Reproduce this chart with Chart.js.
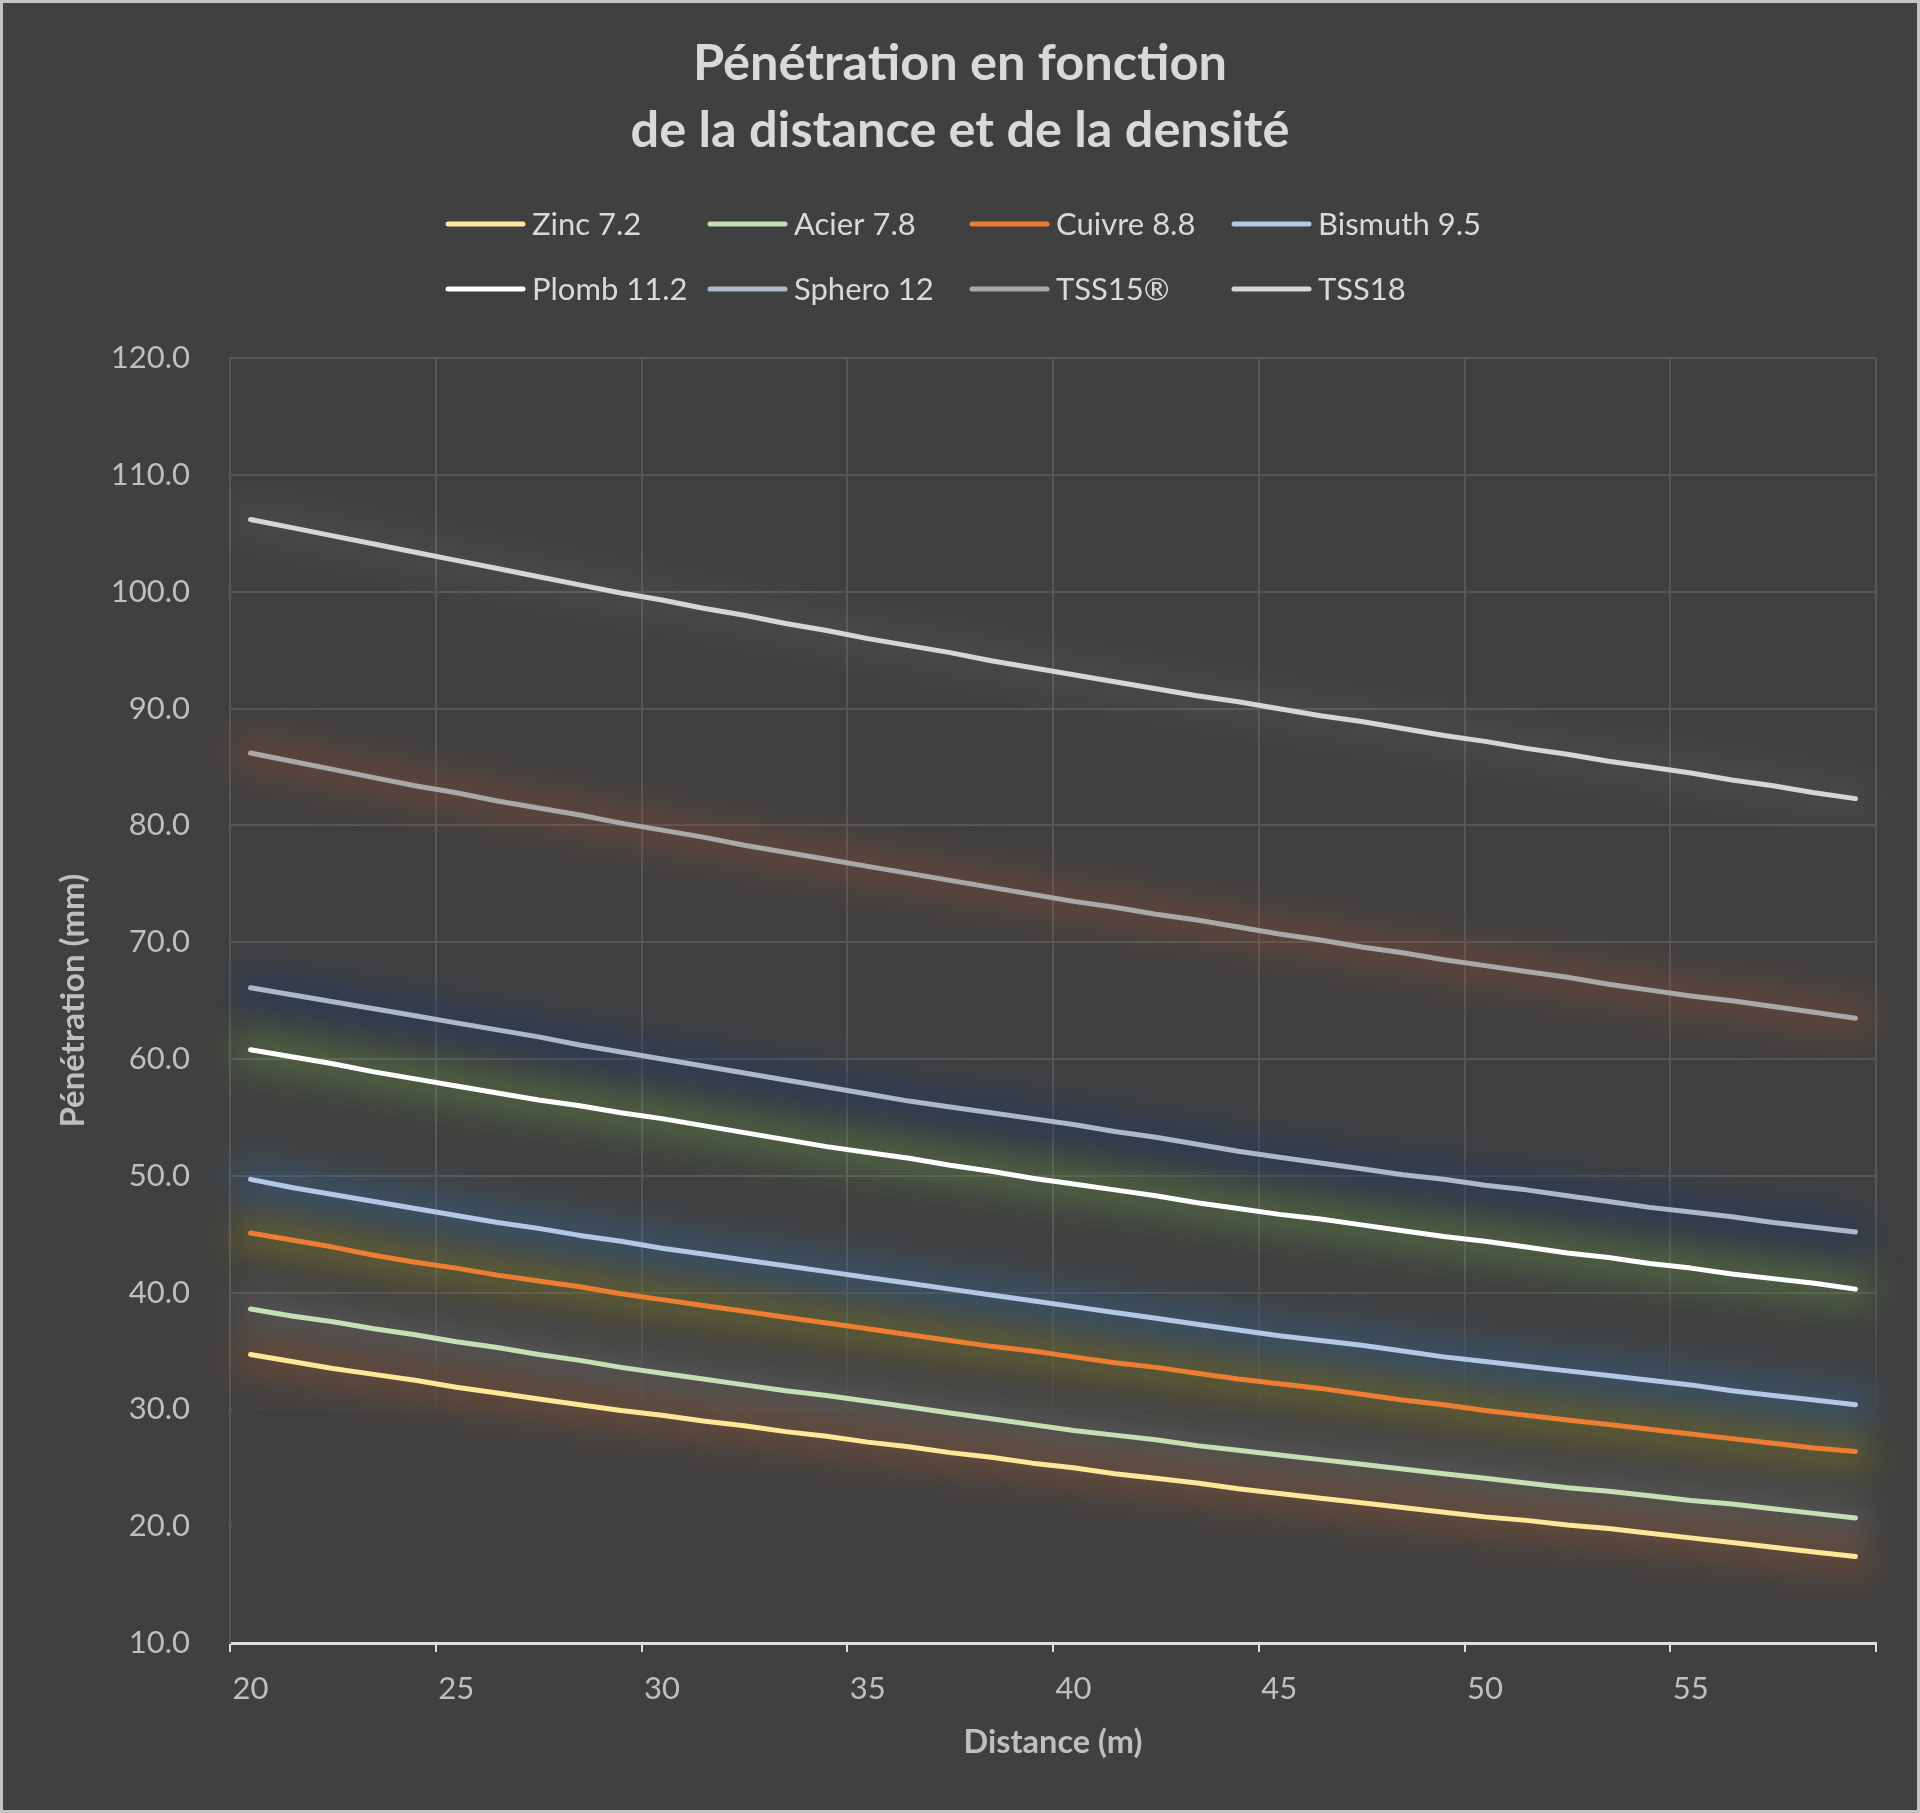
<!DOCTYPE html>
<html lang="fr">

<head>
  <meta charset="UTF-8">
  <title>Pénétration en fonction de la distance et de la densité</title>
  <script src="https://cdn.jsdelivr.net/npm/chart.js"></script>
  <style>
    body { margin: 0; background: #404040; }
    .chart-wrapper { width: 1920px; height: 1813px; }
  </style>
</head>

<body>
  <div class="chart-wrapper"><canvas id="penetrationChart"></canvas></div>

  <script>
    // distances (m)
    const distances = ['20', '21', '22', '23', '24', '25', '26', '27', '28', '29',
      '30', '31', '32', '33', '34', '35', '36', '37', '38', '39',
      '40', '41', '42', '43', '44', '45', '46', '47', '48', '49',
      '50', '51', '52', '53', '54', '55', '56', '57', '58', '59'];

    // pénétration (mm)
    const zinc = [34.7, 34.1, 33.5, 33.0, 32.5, 31.9, 31.4, 30.9, 30.4, 29.9,
      29.5, 29.0, 28.6, 28.1, 27.7, 27.2, 26.8, 26.3, 25.9, 25.4,
      25.0, 24.5, 24.1, 23.7, 23.2, 22.8, 22.4, 22.0, 21.6, 21.2,
      20.8, 20.5, 20.1, 19.8, 19.4, 19.0, 18.6, 18.2, 17.8, 17.4];
    const acier = [38.6, 38.0, 37.5, 36.9, 36.4, 35.8, 35.3, 34.7, 34.2, 33.6,
      33.1, 32.6, 32.1, 31.6, 31.2, 30.7, 30.2, 29.7, 29.2, 28.7,
      28.2, 27.8, 27.4, 26.9, 26.5, 26.1, 25.7, 25.3, 24.9, 24.5,
      24.1, 23.7, 23.3, 23.0, 22.6, 22.2, 21.9, 21.5, 21.1, 20.7];
    const cuivre = [45.1, 44.5, 43.9, 43.2, 42.6, 42.1, 41.5, 41.0, 40.5, 39.9,
      39.4, 38.9, 38.4, 37.9, 37.4, 36.9, 36.4, 35.9, 35.4, 35.0,
      34.5, 34.0, 33.6, 33.1, 32.6, 32.2, 31.8, 31.3, 30.8, 30.4,
      29.9, 29.5, 29.1, 28.7, 28.3, 27.9, 27.5, 27.1, 26.7, 26.4];
    const bismuth = [49.7, 49.0, 48.4, 47.8, 47.2, 46.6, 46.0, 45.5, 44.9, 44.4,
      43.8, 43.3, 42.8, 42.3, 41.8, 41.3, 40.8, 40.3, 39.8, 39.3,
      38.8, 38.3, 37.8, 37.3, 36.8, 36.3, 35.9, 35.5, 35.0, 34.5,
      34.1, 33.7, 33.3, 32.9, 32.5, 32.1, 31.6, 31.2, 30.8, 30.4];
    const plomb = [60.8, 60.2, 59.6, 58.9, 58.3, 57.7, 57.1, 56.5, 56.0, 55.4,
      54.9, 54.3, 53.7, 53.1, 52.5, 52.0, 51.5, 50.9, 50.4, 49.8,
      49.3, 48.8, 48.3, 47.7, 47.2, 46.7, 46.3, 45.8, 45.3, 44.8,
      44.4, 43.9, 43.4, 43.0, 42.5, 42.1, 41.6, 41.2, 40.8, 40.3];
    const sphero = [66.1, 65.5, 64.9, 64.3, 63.7, 63.1, 62.5, 61.9, 61.2, 60.6,
      60.0, 59.4, 58.8, 58.2, 57.6, 57.0, 56.4, 55.9, 55.4, 54.9,
      54.4, 53.8, 53.3, 52.7, 52.1, 51.6, 51.1, 50.6, 50.1, 49.7,
      49.2, 48.8, 48.3, 47.8, 47.3, 46.9, 46.5, 46.0, 45.6, 45.2];
    const tss15 = [86.2, 85.5, 84.8, 84.1, 83.4, 82.8, 82.1, 81.5, 80.9, 80.2,
      79.6, 79.0, 78.3, 77.7, 77.1, 76.5, 75.9, 75.3, 74.7, 74.1,
      73.5, 73.0, 72.4, 71.9, 71.3, 70.7, 70.2, 69.6, 69.1, 68.5,
      68.0, 67.5, 67.0, 66.4, 65.9, 65.4, 65.0, 64.5, 64.0, 63.5];
    const tss18 = [106.2, 105.5, 104.8, 104.1, 103.4, 102.7, 102.0, 101.3, 100.6, 99.9,
      99.3, 98.6, 98.0, 97.3, 96.7, 96.0, 95.4, 94.8, 94.1, 93.5,
      92.9, 92.3, 91.7, 91.1, 90.6, 90.0, 89.4, 88.9, 88.3, 87.7,
      87.2, 86.6, 86.1, 85.5, 85.0, 84.5, 83.9, 83.4, 82.8, 82.3];

    const seriesNames = ['Zinc 7.2', 'Acier 7.8', 'Cuivre 8.8', 'Bismuth 9.5', 'Plomb 11.2', 'Sphero 12', 'TSS15®', 'TSS18'];
    const seriesData = [zinc, acier, cuivre, bismuth, plomb, sphero, tss15, tss18];
    const lineColors = ['#ffe699', '#c5e0b4', '#ed7d31', '#b4c7e7', '#ffffff', '#adb9ca', '#a9a9a9', '#d6d6d6'];
    const glowColors = ['rgba(175,95,45,0.34)', 'rgba(255,255,255,0.11)', 'rgba(165,160,25,0.32)', 'rgba(46,117,182,0.34)',
      'rgba(112,173,71,0.32)', 'rgba(31,56,100,0.52)', 'rgba(160,78,50,0.34)', 'rgba(255,255,255,0.05)'];

    const FONT = 'Lato, "Open Sans", sans-serif';
    const BG = '#404040';
    const GRID = '#575757';

    const chartBackground = {
      id: 'chartBackground',
      beforeDraw(chart) {
        const { ctx, width, height } = chart;
        ctx.save();
        ctx.fillStyle = BG;
        ctx.fillRect(0, 0, width, height);
        ctx.strokeStyle = '#c4c4c4';
        ctx.lineWidth = 3;
        ctx.strokeRect(1.5, 1.5, width - 3, height - 3);
        ctx.restore();
      }
    };

    // grille estompée dans le bas + halo autour de chaque courbe
    const glowLines = {
      id: 'glowLines',
      beforeDatasetsDraw(chart) {
        const { ctx, chartArea: a, scales } = chart;
        const y0 = scales.y.getPixelForValue(44);
        const y1 = scales.y.getPixelForValue(28);
        const grad = ctx.createLinearGradient(0, y0, 0, y1);
        grad.addColorStop(0, 'rgba(64,64,64,0)');
        grad.addColorStop(1, 'rgba(64,64,64,1)');
        ctx.save();
        ctx.fillStyle = grad;
        ctx.fillRect(a.left + 2, y0, a.right - a.left, a.bottom - y0 - 2);
        ctx.restore();

        chart.data.datasets.forEach((ds, i) => {
          const pts = chart.getDatasetMeta(i).data;
          ctx.save();
          ctx.filter = 'blur(17px)';
          ctx.strokeStyle = glowColors[i];
          ctx.lineWidth = 38;
          ctx.lineCap = 'round';
          ctx.lineJoin = 'round';
          ctx.beginPath();
          pts.forEach((p, k) => k ? ctx.lineTo(p.x, p.y) : ctx.moveTo(p.x, p.y));
          ctx.stroke();
          ctx.restore();
        });
      }
    };

    // légende en grille 4 x 2 comme dans Excel
    const gridLegend = {
      id: 'gridLegend',
      afterDraw(chart) {
        const { ctx } = chart;
        ctx.save();
        ctx.font = '31px ' + FONT;
        ctx.textBaseline = 'middle';
        ctx.fillStyle = '#d9d9d9';
        chart.data.datasets.forEach((ds, i) => {
          const x = 446 + (i % 4) * 262;
          const y = 224 + Math.floor(i / 4) * 65;
          ctx.strokeStyle = ds.borderColor;
          ctx.lineWidth = 5;
          ctx.lineCap = 'round';
          ctx.beginPath();
          ctx.moveTo(x + 2, y);
          ctx.lineTo(x + 77, y);
          ctx.stroke();
          ctx.fillText(ds.label, x + 86, y + 1);
        });
        ctx.restore();
      }
    };

    const everyFifth = (c, on) => (c.index === undefined || c.index % 5 === 0) ? on : 'transparent';

    new Chart(document.getElementById('penetrationChart'), {
      type: 'line',
      data: {
        labels: distances,
        datasets: seriesData.map((d, i) => ({
          label: seriesNames[i],
          data: d,
          borderColor: lineColors[i],
          backgroundColor: lineColors[i],
          borderWidth: 5,
          borderCapStyle: 'round',
          borderJoinStyle: 'round',
          pointRadius: 0,
          tension: 0
        }))
      },
      options: {
        responsive: true,
        maintainAspectRatio: false,
        animation: false,
        layout: { padding: 0 },
        plugins: {
          legend: { display: false },
          tooltip: { enabled: false },
          title: {
            display: true,
            text: ['Pénétration en fonction', 'de la distance et de la densité'],
            color: '#d9d9d9',
            font: { family: FONT, size: 50.5, weight: 'bold', lineHeight: 1.31 },
            padding: { top: 31, bottom: 195 }
          }
        },
        scales: {
          x: {
            offset: true,
            afterFit: (s) => { s.height = 170; },
            grid: {
              offset: true,
              color: (c) => everyFifth(c, GRID),
              lineWidth: 2,
              tickColor: (c) => everyFifth(c, '#e0e0e0'),
              tickWidth: 2,
              tickLength: 9
            },
            border: { color: '#e0e0e0', width: 3 },
            ticks: {
              autoSkip: false,
              maxRotation: 0,
              padding: 18,
              color: '#bfbfbf',
              font: { family: FONT, size: 31 },
              callback: function (v, i) { return i % 5 === 0 ? this.getLabelForValue(v) : ''; }
            },
            title: {
              display: true,
              text: 'Distance (m)',
              color: '#bfbfbf',
              font: { family: FONT, size: 32.5, weight: 'bold' },
              padding: { top: 0, bottom: 51 }
            }
          },
          y: {
            min: 10,
            max: 120,
            afterFit: (s) => { s.width = 230; },
            grid: {
              color: (c) => c.tick && c.tick.value === 10 ? 'transparent' : GRID,
              lineWidth: 2,
              drawTicks: false
            },
            border: { color: GRID, width: 2 },
            ticks: {
              stepSize: 10,
              padding: 40,
              color: '#bfbfbf',
              font: { family: FONT, size: 31 },
              callback: (v) => v.toFixed(1)
            },
            title: {
              display: true,
              text: 'Pénétration (mm)',
              color: '#bfbfbf',
              font: { family: FONT, size: 33, weight: 'bold' },
              padding: { top: 54, bottom: 0 }
            }
          },
          // marge à droite du tracé, sans décaler le titre
          yMargin: {
            position: 'right',
            display: true,
            afterFit: (s) => { s.width = 44; },
            grid: { display: false },
            border: { display: false },
            ticks: { display: false }
          }
        }
      },
      plugins: [chartBackground, glowLines, gridLegend]
    });
  </script>
</body>

</html>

What you need to do: Report all lines of the data that include the word "this".

Answer to the task:
Reproduce this chart with Chart.js.
              callback: function (v, i) { return i % 5 === 0 ? this.getLabelForValue(v) : ''; }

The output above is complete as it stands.